[Figure scripts]
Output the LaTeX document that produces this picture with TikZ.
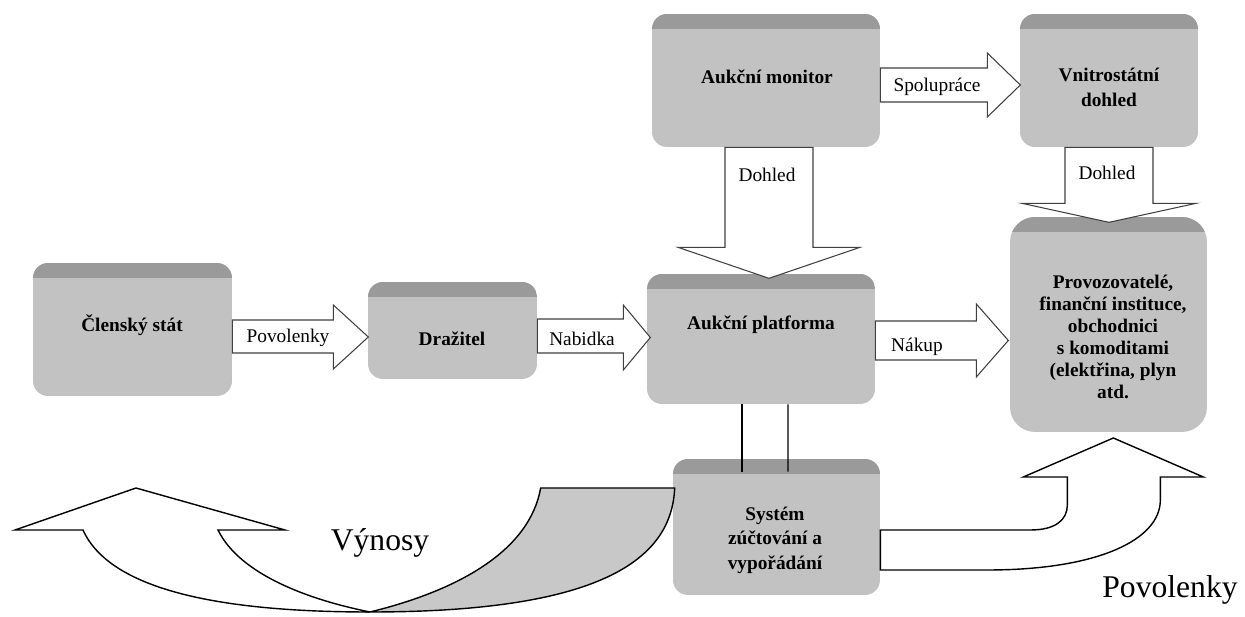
\documentclass[tikz,border=0pt]{standalone}
\usepackage{fontspec}
\setmainfont{Liberation Serif}
\usepackage{xcolor}
\usepackage{tikz}
\usetikzlibrary{calc}

\definecolor{boxgray}{RGB}{194,194,194}
\definecolor{bandgray}{RGB}{154,154,154}
\definecolor{backgray}{RGB}{200,200,200}

\begin{document}
\begin{tikzpicture}[x=0.02cm,y=-0.02cm,line join=miter]
    \tikzstyle{box}=[rectangle, rounded corners=0.3cm, fill=boxgray, inner sep=0pt,
        path picture={\fill[bandgray, sharp corners] (path picture bounding box.north west) rectangle ([yshift=-0.3cm]path picture bounding box.north east);}]
    \tikzstyle{boxtext}=[align=center, inner sep=0pt, font=\bfseries\fontsize{11}{14}\selectfont]
    \tikzstyle{flow}=[draw=black!75, fill=white, line width=0.6pt]
    \tikzstyle{flowtext}=[inner sep=0pt, font=\fontsize{11}{13}\selectfont]
    \tikzstyle{bigflow}=[draw=black, line width=0.8pt]
    \tikzstyle{bigtext}=[inner sep=0pt, font=\fontsize{18}{22}\selectfont]
    \useasboundingbox (0,0) rectangle (1245,617);

    \node [box, minimum width=3.98cm, minimum height=2.66cm] (clen) at (132.5,329.5) {};
    \node [box, minimum width=3.38cm, minimum height=1.94cm] (draz) at (452.5,330.5) {};
    \node [box, minimum width=4.56cm, minimum height=2.60cm] (plat) at (761,339) {};
    \node [box, minimum width=4.56cm, minimum height=2.66cm] (mon) at (766,80.5) {};
    \node [box, minimum width=3.56cm, minimum height=2.66cm] (vnit) at (1109,80.5) {};
    \node [box, rounded corners=0.5cm, minimum width=3.94cm, minimum height=4.30cm] (prov) at (1108.5,324.5) {};
    \node [box, minimum width=4.14cm, minimum height=2.72cm] (sys) at (776.5,527) {};

    \node [boxtext] (clenT) at (132,325) {Členský stát};
    \node [boxtext] (drazT) at (452,339) {Dražitel};
    \node [boxtext] (platT) at (761,325) {Aukční platforma};
    \node [boxtext] (monT) at (767,77) {Aukční monitor};
    \node [boxtext] (vnitT) at (1109,87.5) {Vnitrostátní\\ dohled};
    \node [boxtext, font=\bfseries\fontsize{11}{12.5}\selectfont] (provT) at (1113,337) {Provozovatelé,\\ finanční instituce,\\ obchodnici\\ s komoditami\\ (elektřina, plyn\\ atd.};
    \node [boxtext] (sysT) at (775,540) {Systém\\ zúčtování a\\ vypořádání};

    \draw [flow] ($(clen.east)+(0,-9.5)$) -- ++(101,0) -- ++(0,-15) -- ++(35,32) -- ++(-35,32) -- ++(0,-16) -- ++(-101,0) -- cycle;
    \draw [flow] ($(draz.east)+(0,-11.5)$) -- ++(86,0) -- ++(0,-14) -- ++(27,32.5) -- ++(-27,32.5) -- ++(0,-17) -- ++(-86,0) -- cycle;
    \draw [flow] ($(plat.east)+(0,-18)$) -- ++(101,0) -- ++(0,-17) -- ++(32,36.5) -- ++(-32,36.5) -- ++(0,-17) -- ++(-101,0) -- cycle;
    \draw [flow] ($(mon.east)+(0,-12.5)$) -- ++(107,0) -- ++(0,-15) -- ++(33,32) -- ++(-33,32) -- ++(0,-15) -- ++(-107,0) -- cycle;
    \draw [flow] ($(mon.south)+(-41,0)$) -- ++(0,100) -- ++(-47,0) -- ++(91,31) -- ++(91,-31) -- ++(-47,0) -- ++(0,-100) -- cycle;
    \draw [flow] ($(vnit.south)+(-44,0)$) -- ++(0,56) -- ++(-43,0) -- ++(87,19) -- ++(87,-19) -- ++(-43,0) -- ++(0,-56) -- cycle;

    \draw [line width=0.8pt] ($(plat.south)+(-19,0)$) -- ($(sys.north)+(-34.5,13)$);
    \draw [line width=0.8pt] ($(plat.south)+(27,0)$) -- ($(sys.north)+(11.5,13)$);

    \draw [bigflow, fill=white] ($(sys.east)+(0,3)$) -- ++(150,0) .. controls +(25,0) and +(0,15) .. ++(37,-25) -- ++(0,-28) -- ++(-44,0) -- ++(90,-39) -- ++(90,39) -- ++(-43,0) -- ++(0,23) .. controls +(0,40) and +(110,0) .. ++(-173,70) -- ++(-107,0) -- cycle;

    \coordinate (turn) at (370,612);
    \draw [bigflow, fill=white] (turn) .. controls +(-60,-12) and +(22,45) .. ++(-152,-82) -- ++(67,0) -- ++(-149,-42) -- ++(-121,42) -- ++(68,0) .. controls +(27,60) and +(-150,0) .. (turn);
    \draw [bigflow, fill=backgray] ($(sys.west)+(2,-39)$) -- ++(-134,0) .. controls +(-11,62) and +(90,-22) .. (turn) .. controls +(230,0) and +(-3,72) .. ($(sys.west)+(2,-39)$) -- cycle;

    \node [flowtext] (povT) at (288,338) {Povolenky};
    \node [flowtext] (nabT) at (582,339) {Nabidka};
    \node [flowtext] (nakT) at (917,347) {Nákup};
    \node [flowtext] (spolT) at (937,87) {Spolupráce};
    \node [flowtext] (doh1T) at (767,175) {Dohled};
    \node [flowtext] (doh2T) at (1107,173) {Dohled};
    \node [bigtext] (vynT) at (380,543) {Výnosy};
    \node [bigtext] (pov2T) at (1170,590) {Povolenky};
\end{tikzpicture}
\end{document}
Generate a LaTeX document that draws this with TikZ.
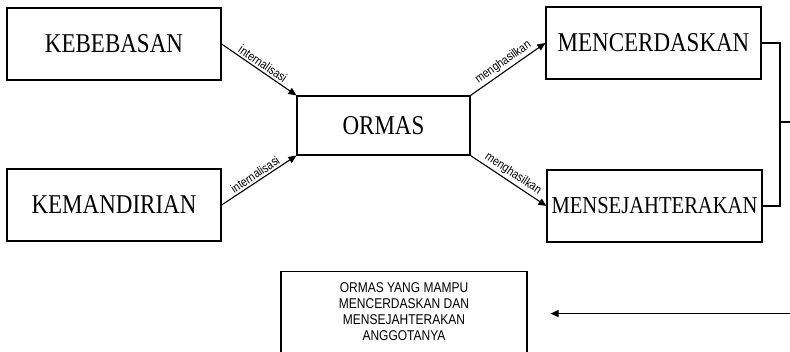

(TASK): Could the lines from the top of the material through the line with "(0,0) rectangle (1245,617);" be repeated exactly, pictures left out?

(SOLUTION FOR THIS EXERCISE):
Output the LaTeX document that produces this picture with TikZ.
\documentclass[tikz,border=0pt]{standalone}
\usepackage{fontspec}
\setmainfont{Liberation Serif}
\usepackage{xcolor}
\usepackage{tikz}
\usetikzlibrary{calc}

\definecolor{boxgray}{RGB}{194,194,194}
\definecolor{bandgray}{RGB}{154,154,154}
\definecolor{backgray}{RGB}{200,200,200}

\begin{document}
\begin{tikzpicture}[x=0.02cm,y=-0.02cm,line join=miter]
    \tikzstyle{box}=[rectangle, rounded corners=0.3cm, fill=boxgray, inner sep=0pt,
        path picture={\fill[bandgray, sharp corners] (path picture bounding box.north west) rectangle ([yshift=-0.3cm]path picture bounding box.north east);}]
    \tikzstyle{boxtext}=[align=center, inner sep=0pt, font=\bfseries\fontsize{11}{14}\selectfont]
    \tikzstyle{flow}=[draw=black!75, fill=white, line width=0.6pt]
    \tikzstyle{flowtext}=[inner sep=0pt, font=\fontsize{11}{13}\selectfont]
    \tikzstyle{bigflow}=[draw=black, line width=0.8pt]
    \tikzstyle{bigtext}=[inner sep=0pt, font=\fontsize{18}{22}\selectfont]
    \useasboundingbox (0,0) rectangle (1245,617);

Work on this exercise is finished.